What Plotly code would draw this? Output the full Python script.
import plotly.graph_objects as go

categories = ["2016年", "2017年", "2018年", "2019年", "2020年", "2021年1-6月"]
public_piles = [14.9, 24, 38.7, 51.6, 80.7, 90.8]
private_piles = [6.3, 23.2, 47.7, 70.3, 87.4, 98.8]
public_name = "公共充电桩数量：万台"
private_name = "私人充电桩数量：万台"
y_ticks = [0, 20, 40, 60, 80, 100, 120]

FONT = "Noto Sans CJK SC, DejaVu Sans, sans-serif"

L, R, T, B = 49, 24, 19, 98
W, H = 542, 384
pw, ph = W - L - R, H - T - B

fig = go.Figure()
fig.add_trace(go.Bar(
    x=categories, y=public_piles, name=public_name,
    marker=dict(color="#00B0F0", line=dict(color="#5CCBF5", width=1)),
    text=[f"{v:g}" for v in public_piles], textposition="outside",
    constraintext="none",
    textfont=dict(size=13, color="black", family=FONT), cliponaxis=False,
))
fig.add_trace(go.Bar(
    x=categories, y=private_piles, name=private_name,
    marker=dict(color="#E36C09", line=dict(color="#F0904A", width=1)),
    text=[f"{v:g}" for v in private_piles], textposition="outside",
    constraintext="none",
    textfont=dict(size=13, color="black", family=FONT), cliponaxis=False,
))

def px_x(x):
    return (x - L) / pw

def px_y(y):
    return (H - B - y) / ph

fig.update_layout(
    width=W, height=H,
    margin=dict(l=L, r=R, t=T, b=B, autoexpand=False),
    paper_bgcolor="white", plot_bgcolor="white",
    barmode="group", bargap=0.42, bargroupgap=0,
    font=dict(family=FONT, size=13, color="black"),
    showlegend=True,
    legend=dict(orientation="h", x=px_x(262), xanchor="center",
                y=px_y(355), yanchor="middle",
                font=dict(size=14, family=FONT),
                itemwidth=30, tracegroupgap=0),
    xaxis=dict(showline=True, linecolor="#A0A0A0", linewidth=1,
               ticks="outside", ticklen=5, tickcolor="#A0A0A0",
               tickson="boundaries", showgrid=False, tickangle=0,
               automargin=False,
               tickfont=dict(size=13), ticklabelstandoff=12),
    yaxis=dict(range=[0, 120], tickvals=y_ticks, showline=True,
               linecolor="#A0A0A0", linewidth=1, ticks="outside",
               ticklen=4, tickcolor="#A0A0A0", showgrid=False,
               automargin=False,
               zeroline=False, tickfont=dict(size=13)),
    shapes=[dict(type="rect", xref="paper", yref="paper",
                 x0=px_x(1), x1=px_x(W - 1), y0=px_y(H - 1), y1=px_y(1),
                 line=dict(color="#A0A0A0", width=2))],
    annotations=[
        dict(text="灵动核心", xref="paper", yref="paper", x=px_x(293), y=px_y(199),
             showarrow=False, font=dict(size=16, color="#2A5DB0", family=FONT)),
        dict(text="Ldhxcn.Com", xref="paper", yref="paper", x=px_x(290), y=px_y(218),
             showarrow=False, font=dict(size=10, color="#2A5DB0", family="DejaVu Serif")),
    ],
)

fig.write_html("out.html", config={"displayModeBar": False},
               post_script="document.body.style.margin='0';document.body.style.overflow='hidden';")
━━━
◆ **Short exercise**: Write each line above out exactly.

◆ **Response to this exercise**:
What Plotly code would draw this? Output the full Python script.
import plotly.graph_objects as go

categories = ["2016年", "2017年", "2018年", "2019年", "2020年", "2021年1-6月"]
public_piles = [14.9, 24, 38.7, 51.6, 80.7, 90.8]
private_piles = [6.3, 23.2, 47.7, 70.3, 87.4, 98.8]
public_name = "公共充电桩数量：万台"
private_name = "私人充电桩数量：万台"
y_ticks = [0, 20, 40, 60, 80, 100, 120]

FONT = "Noto Sans CJK SC, DejaVu Sans, sans-serif"

L, R, T, B = 49, 24, 19, 98
W, H = 542, 384
pw, ph = W - L - R, H - T - B

fig = go.Figure()
fig.add_trace(go.Bar(
    x=categories, y=public_piles, name=public_name,
    marker=dict(color="#00B0F0", line=dict(color="#5CCBF5", width=1)),
    text=[f"{v:g}" for v in public_piles], textposition="outside",
    constraintext="none",
    textfont=dict(size=13, color="black", family=FONT), cliponaxis=False,
))
fig.add_trace(go.Bar(
    x=categories, y=private_piles, name=private_name,
    marker=dict(color="#E36C09", line=dict(color="#F0904A", width=1)),
    text=[f"{v:g}" for v in private_piles], textposition="outside",
    constraintext="none",
    textfont=dict(size=13, color="black", family=FONT), cliponaxis=False,
))

def px_x(x):
    return (x - L) / pw

def px_y(y):
    return (H - B - y) / ph

fig.update_layout(
    width=W, height=H,
    margin=dict(l=L, r=R, t=T, b=B, autoexpand=False),
    paper_bgcolor="white", plot_bgcolor="white",
    barmode="group", bargap=0.42, bargroupgap=0,
    font=dict(family=FONT, size=13, color="black"),
    showlegend=True,
    legend=dict(orientation="h", x=px_x(262), xanchor="center",
                y=px_y(355), yanchor="middle",
                font=dict(size=14, family=FONT),
                itemwidth=30, tracegroupgap=0),
    xaxis=dict(showline=True, linecolor="#A0A0A0", linewidth=1,
               ticks="outside", ticklen=5, tickcolor="#A0A0A0",
               tickson="boundaries", showgrid=False, tickangle=0,
               automargin=False,
               tickfont=dict(size=13), ticklabelstandoff=12),
    yaxis=dict(range=[0, 120], tickvals=y_ticks, showline=True,
               linecolor="#A0A0A0", linewidth=1, ticks="outside",
               ticklen=4, tickcolor="#A0A0A0", showgrid=False,
               automargin=False,
               zeroline=False, tickfont=dict(size=13)),
    shapes=[dict(type="rect", xref="paper", yref="paper",
                 x0=px_x(1), x1=px_x(W - 1), y0=px_y(H - 1), y1=px_y(1),
                 line=dict(color="#A0A0A0", width=2))],
    annotations=[
        dict(text="灵动核心", xref="paper", yref="paper", x=px_x(293), y=px_y(199),
             showarrow=False, font=dict(size=16, color="#2A5DB0", family=FONT)),
        dict(text="Ldhxcn.Com", xref="paper", yref="paper", x=px_x(290), y=px_y(218),
             showarrow=False, font=dict(size=10, color="#2A5DB0", family="DejaVu Serif")),
    ],
)

fig.write_html("out.html", config={"displayModeBar": False},
               post_script="document.body.style.margin='0';document.body.style.overflow='hidden';")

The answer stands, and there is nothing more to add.